6. Partner With Related Businesses
Real estate agents, property managers, home inspectors, and general contractors all need reliable plumbers. These partnerships generate consistent, high-quality referrals because the referrer has a professional reputation to maintain and will only recommend plumbers they trust.
Reach out directly. Drop off a stack of business cards at the real estate office. Offer to be the on-call plumber for a property management company. Do great work for a general contractor, and they will bring you into every project that needs plumbing.
7. Follow Up on Every Lead Immediately
Speed of response is one of the biggest factors in winning plumbing jobs, especially emergency work. When a homeowner submits a form or calls and gets voicemail, they are simultaneously contacting 2-3 other plumbers.
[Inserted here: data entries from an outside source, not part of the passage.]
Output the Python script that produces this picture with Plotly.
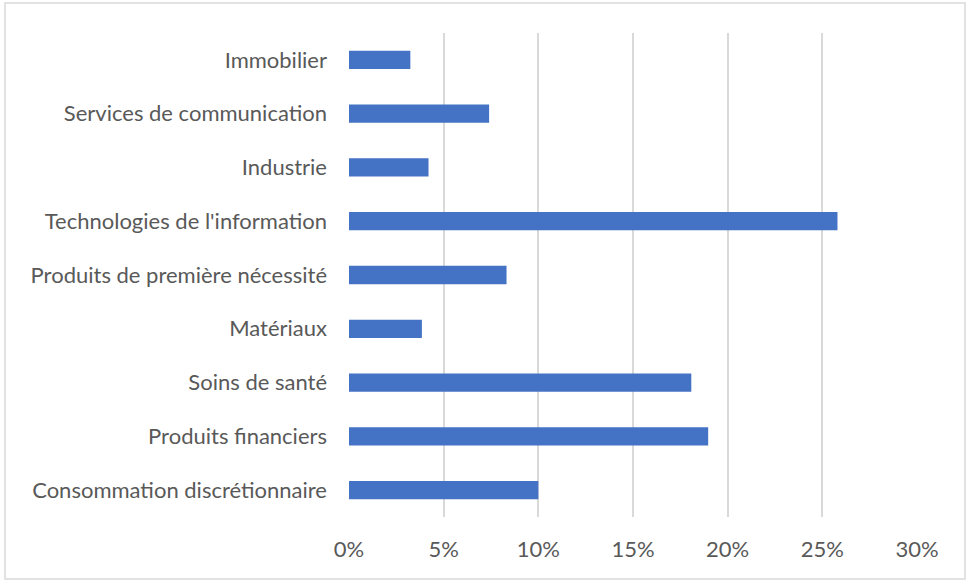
import plotly.graph_objects as go

categories = [
    "Immobilier",
    "Services de communication",
    "Industrie",
    "Technologies de l'information",
    "Produits de première nécessité",
    "Matériaux",
    "Soins de santé",
    "Produits financiers",
    "Consommation discrétionnaire",
]
values = [3.24, 7.4, 4.2, 25.8, 8.32, 3.85, 18.08, 18.97, 10.0]
tick_vals = [0, 5, 10, 15, 20, 25, 30]
tick_text = ["0%", "5%", "10%", "15%", "20%", "25%", "30%"]

FONT = "Lato"
TXT = "#595959"
GRID = "#D9D9D9"

fig = go.Figure(
    go.Bar(
        x=values,
        y=categories,
        orientation="h",
        marker=dict(color="#4472C4", line=dict(width=0)),
        width=0.34,
        hoverinfo="x+y",
    )
)

fig.update_layout(
    width=969,
    height=585,
    margin=dict(l=349, r=52, t=33, b=68, autoexpand=False),
    paper_bgcolor="white",
    plot_bgcolor="white",
    font=dict(family=FONT, size=22, color=TXT),
    showlegend=False,
    xaxis=dict(
        range=[0, 30],
        tickvals=tick_vals,
        ticktext=tick_text,
        showgrid=True,
        gridcolor=GRID,
        gridwidth=1.5,
        zeroline=False,
        showline=False,
        ticks="",
        ticklabelstandoff=17,
        fixedrange=True,
    ),
    yaxis=dict(
        autorange="reversed",
        showgrid=False,
        showline=False,
        zeroline=False,
        ticks="",
        ticklabelstandoff=21,
        fixedrange=True,
    ),
    shapes=[
        dict(
            type="rect",
            xref="paper",
            yref="paper",
            x0=(5 - 349) / 568,
            x1=(965 - 349) / 568,
            y0=(517 - 579) / 484,
            y1=(517 - 3) / 484,
            line=dict(color=GRID, width=1.5),
            fillcolor="rgba(0,0,0,0)",
            layer="below",
        )
    ],
)

fig.write_html(
    "out.html",
    config={"displayModeBar": False},
    post_script="document.body.style.margin='0';document.body.style.padding='0';",
)
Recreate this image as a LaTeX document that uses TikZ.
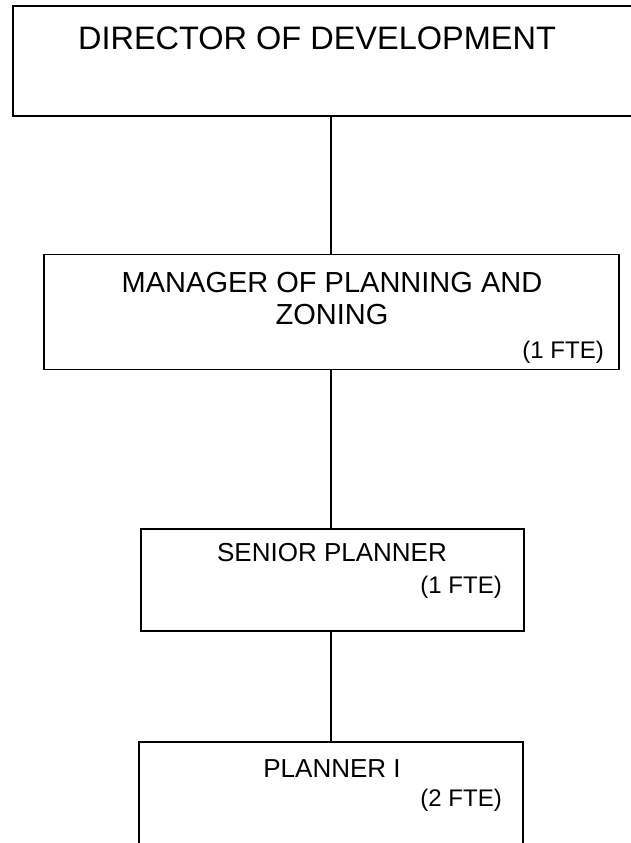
\documentclass[tikz,border=0pt]{standalone}
\usepackage{fontspec}
\setmainfont{Liberation Sans}
\begin{document}
\begin{tikzpicture}[x=1pt,y=-1pt,
  box/.style={draw=black,line width=1.6pt,inner sep=0pt,outer sep=0pt},
  conn/.style={draw=black,line width=1.4pt},
  big/.style={font=\fontsize{32.5}{38}\selectfont,inner sep=0pt},
  mgrf/.style={font=\fontsize{29}{34}\selectfont,inner sep=0pt},
  mid/.style={font=\fontsize{26}{31}\selectfont,inner sep=0pt},
  fte/.style={font=\fontsize{24}{28}\selectfont,inner sep=0pt}]
\useasboundingbox (0,0) rectangle (630,843);
\fill[white] (0,0) rectangle (630,843);
% boxes
\node[box,anchor=north west,minimum width=636.6pt,minimum height=110pt] (dir) at (12.7,6) {};
\node[box,anchor=north west,minimum width=575pt,minimum height=115pt] (mgr) at (44,254.3) {};
\node[box,anchor=north west,minimum width=383pt,minimum height=102pt] (sen) at (141,529) {};
\node[box,anchor=north west,minimum width=384pt,minimum height=130pt] (pla) at (139,741.7) {};
% texts
\node[big,anchor=base] (t1) at (317,49) {DIRECTOR OF DEVELOPMENT};
\node[mgrf,anchor=base] (t2) at (332,292) {MANAGER OF PLANNING AND};
\node[mgrf,anchor=base] (t3) at (332,324) {ZONING};
\node[fte,anchor=base east] (t4) at (604,358) {(1 FTE)};
\node[mid,anchor=base] (t5) at (332,561) {SENIOR PLANNER};
\node[fte,anchor=base east] (t6) at (502,593) {(1 FTE)};
\node[mid,anchor=base] (t7) at (332,777) {PLANNER I};
\node[fte,anchor=base east] (t8) at (502,806) {(2 FTE)};
% connectors
\draw[conn] (dir.south) -- (dir.south |- mgr.north);
\draw[conn] (dir.south |- mgr.south) -- (dir.south |- sen.north);
\draw[conn] (dir.south |- sen.south) -- (dir.south |- pla.north);
\end{tikzpicture}
\end{document}
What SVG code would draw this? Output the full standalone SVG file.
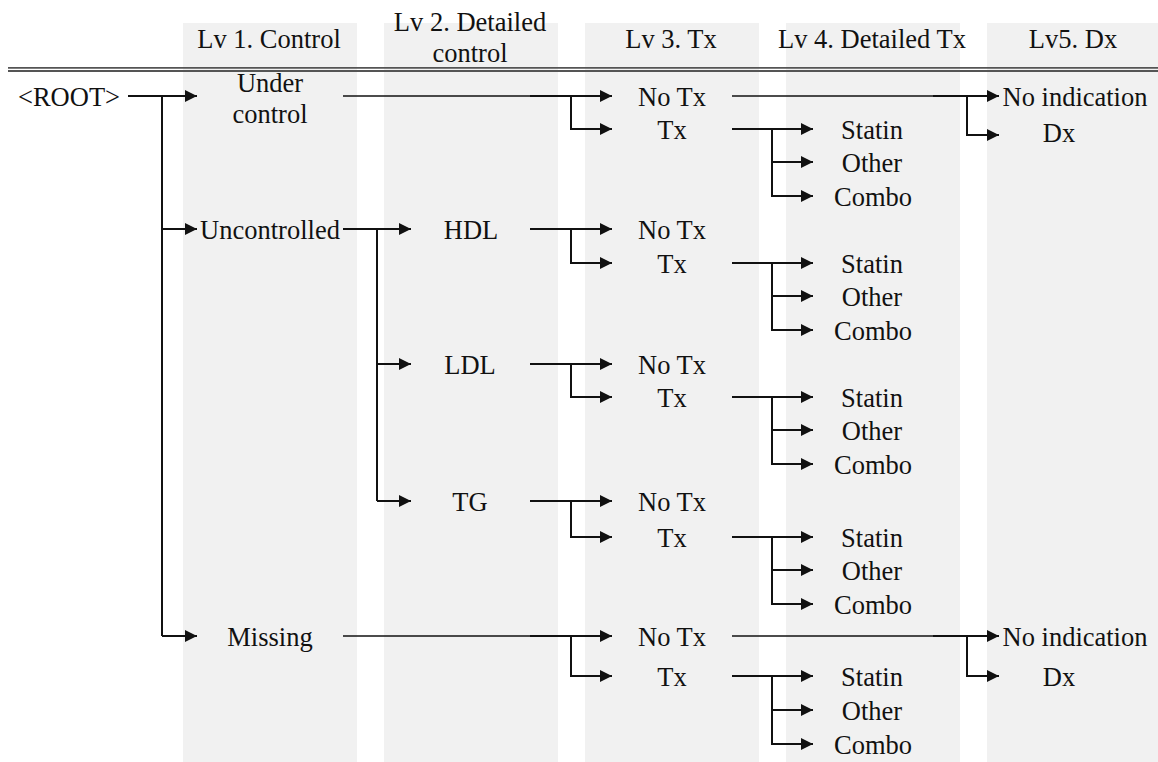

The first one to respond wins.
If you cannot answer every call personally, set up an automated system. An AI phone system or an auto-reply text that says "Thanks for calling [Business]. We received your message and will call back within 15 minutes" keeps the lead warm while you finish your current job.
8. Create Service Area Content
Write pages on your website for each city and neighborhood you serve. "Plumber in [City]" pages with content about common plumbing issues in that area help you rank in local searches. If you serve 12 cities, create 12 pages. Each one is a new keyword your competitors are probably not targeting.
Mention specific things about each area: older homes with galvanized pipes, areas with hard water, neighborhoods prone to sewer backups, local building codes that affect plumbing work. This specificity signals to both Google and the customer that you know and serve their exact community.
The Math Behind Growth
The average plumbing job is worth $300 to $500. Water heater replacements, sewer repairs, and repiping projects run $2,000 to $10,000+. If your marketing brings in just 5 additional jobs per month at an average of $500, that is $30,000 per year in new revenue.
The plumbing companies that hit $500K, $1M, and beyond all got there the same way: they built a marketing system that generates a predictable number of calls every month, regardless of whether referrals are flowing or not.
Getting Started
You do not need to implement all 8 strategies at once. Start with Google Business Profile and a professional website because those are your foundation. Add Google Ads when you have budget. Layer in partnerships and content as you grow. The goal is to build a system where leads come from multiple sources so one slow channel does not shut down your business.